Reuters Health Information (2004-05-17): Endogenous cannabinoid may protect liver from fibrosis
Endogenous cannabinoid may protect liver from fibrosis
Last Updated: 2004-05-17 16:15:01 -0400 (Reuters Health)
NEW ORLEANS (Reuters Health) - The endogenous cannabinoid anandamide seems to protect the liver from fibrosis by inducing necrotic cell death in hepatic stellate cells but not in hepatocytes, according to a presentation here Sunday at Digestive Disease Week.
Serum levels of anandamide (arachidonoyl ehanolamide), a lipid signaling molecule synthesized and released by endothelial cells, macrophages and platelets, are high in patients with liver disease, presenter Dr. Soeren V. Siegund told attendees. "Anadamide rapidly and dose dependently induces dell death in human and rat stellate cells," Dr. Siegund said.
In the study, microscopic morphology and staining patterns indicated that the mechanism of death was necrosis rather than apoptosis. Sublethal doses of anadamide inhibited stellate cell proliferation, even when cells were exposed to a strong inducer of cell proliferation.
Anandamide treatment increased formation of reactive oxygen species. It is apparent that the compound interacts with membrane cholesterol, noted the researcher, from Columbia University in New York, since depletion of cholesterol from cell membranes prevented reactive oxygen species formation and delayed anandamide -induced cell death.

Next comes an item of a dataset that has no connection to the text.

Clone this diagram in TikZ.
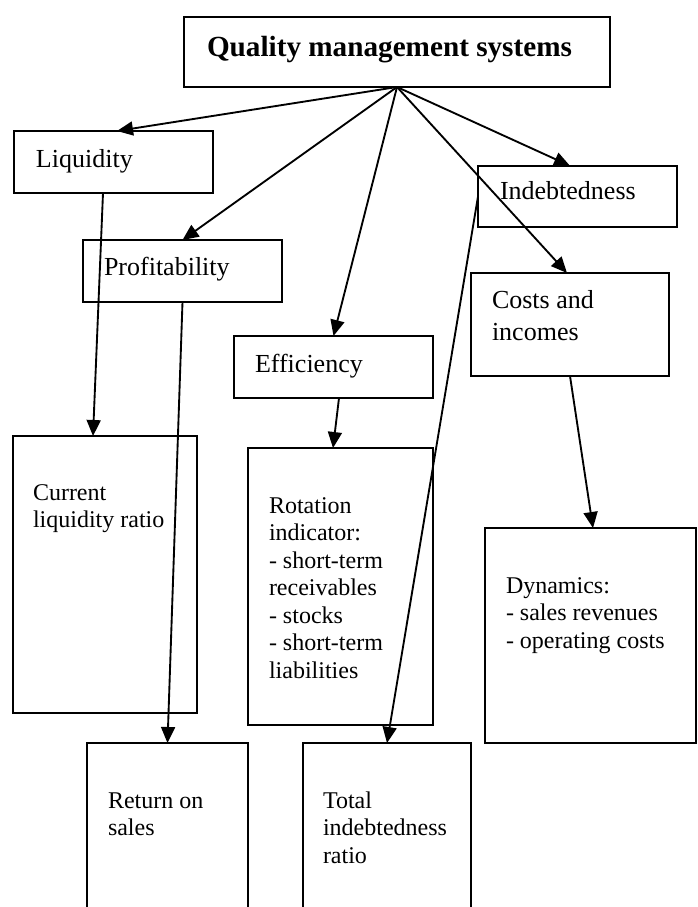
\documentclass[tikz,border=0pt]{standalone}
\usepackage{fontspec}
\setmainfont{Liberation Serif}
\usetikzlibrary{arrows.meta}

\begin{document}
\begin{tikzpicture}[x=0.75pt,y=-0.75pt]
	\tikzstyle{every node}=[outer sep=0pt]
	\tikzstyle{box}=[draw, line width=1.1pt, inner sep=0pt]
	\tikzstyle{txt}=[anchor=base west, inner sep=0pt, align=left, font=\fontsize{19.5}{24}\selectfont]
	\tikzstyle{small}=[txt, font=\fontsize{18}{20.6}\selectfont]
	\tikzstyle{conn}=[line width=1.4pt, -{Triangle[length=12pt,width=10.5pt]}]
	
	%% page and margins
	\useasboundingbox (0,0) rectangle (697,907);
	\clip (0,0) rectangle (697,907);
	
	%% boxes
	\node [box, minimum width=319.5pt, minimum height=52.5pt]  (qms)    at (397.0000,52.0000)  {};
	\node [box, minimum width=149.25pt, minimum height=46.5pt] (liq)    at (113.5000,162.0000) {};
	\node [box, minimum width=149.25pt, minimum height=46.5pt] (prof)   at (182.5000,271.0000) {};
	\node [box, minimum width=149.25pt, minimum height=46.5pt] (eff)    at (333.5000,367.0000) {};
	\node [box, minimum width=149.25pt, minimum height=46pt]   (indebt) at (577.5000,196.5000) {};
	\node [box, minimum width=148.5pt, minimum height=77.25pt] (costs)  at (570.0000,324.5000) {};
	\node [box, minimum width=138pt, minimum height=207.75pt]  (cur)    at (105.0000,574.5000) {};
	\node [box, minimum width=138.75pt, minimum height=207.75pt] (rot)  at (340.5000,586.5000) {};
	\node [box, minimum width=158.25pt, minimum height=161.25pt] (dyn)  at (590.5000,635.5000) {};
	\node [box, minimum width=120.75pt, minimum height=207.75pt] (ret)  at (167.5000,881.5000) {};
	\node [box, minimum width=126pt, minimum height=207.75pt]  (tot)    at (387.0000,881.5000) {};
	
	%% texts (shift = inset, baseline of last line)
	\node [txt, font=\bfseries\fontsize{21.9}{24}\selectfont] (qmstext) at ([shift={(23,39)}]qms.north west) {Quality management systems};
	\node [txt]   (liqtext)    at ([shift={(22,36)}]liq.north west)    {Liquidity};
	\node [txt]   (proftext)   at ([shift={(21,35)}]prof.north west)   {Profitability};
	\node [txt]   (efftext)    at ([shift={(21,36)}]eff.north west)    {Efficiency};
	\node [txt]   (indebttext) at ([shift={(22,34)}]indebt.north west) {Indebtedness};
	\node [txt]   (coststext)  at ([shift={(21,67)}]costs.north west)  {Costs and\\incomes};
	\node [small] (curtext)    at ([shift={(20,91.5)}]cur.north west)  {Current\\liquidity ratio};
	\node [small] (rottext)    at ([shift={(21,230)}]rot.north west)   {Rotation\\indicator:\\- short-term\\receivables\\- stocks\\- short-term\\liabilities};
	\node [small] (dyntext)    at ([shift={(21,120)}]dyn.north west)   {Dynamics:\\- sales revenues\\- operating costs};
	\node [small] (rettext)    at ([shift={(21,92.5)}]ret.north west)  {Return on\\sales};
	\node [small] (tottext)    at ([shift={(20,120)}]tot.north west)   {Total\\indebtedness\\ratio};
	
	%% connectors
	\draw [conn] (qms.south) -- ([shift={(3.5,0)}]liq.north);
	\draw [conn] (qms.south) -- (prof.north);
	\draw [conn] (qms.south) -- (eff.north);
	\draw [conn] (qms.south) -- ([shift={(-7.5,0)}]indebt.north);
	\draw [conn] (qms.south) -- ([shift={(-3,0)}]costs.north);
	\draw [conn] ([shift={(-10.5,0)}]liq.south) -- ([shift={(-12,0)}]cur.north);
	\draw [conn] (prof.south) -- (ret.north);
	\draw [conn] ([shift={(5.5,0)}]eff.south) -- ([shift={(-7.5,0)}]rot.north);
	\draw [conn] (indebt.west) -- (tot.north);
	\draw [conn] (costs.south) -- ([shift={(2.5,0)}]dyn.north);

\end{tikzpicture}
\end{document}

However, it is not simply a matter of disrupting cell membrane, he added. "We did an experiment where we pretreated cells with MCD [a compound that depletes membrane cholesterol] and washed the cells and placed them in fresh medium. Still, cell death was increased when anandamide was added to the medium."
In an interview with Reuters Health, Dr. Siegmund noted that serum levels of anandemide are high in patients with viral or alcoholic hepatitis and in those with cirrhosis.
"It could be that anandamide metabolism is slower because of damage to hepatocytes, or it could be induced by activated immune cells," he suggested.
Normally, anandamide is metabolized very rapidly. Future studies will look at the effect of methanandamide, a more stable compound, and that of exogenous cannabinoids, such as THC, the active compound in marijuana. They also hope to examine the effects of these agents in vivo, in healthy animals and in those with liver disease.
But at this point, it is too soon to say that it actually inhibits fibrosis in vivo, he added.
Digestive Disease Week is the annual meeting of the American Gastroenterological Association, the American Association for the Study of Liver Diseases, the Gastroenterology Research Group, the Society for Surgery of the Alimentary Tract, and the American Society for Gastrointestinal Endoscopy.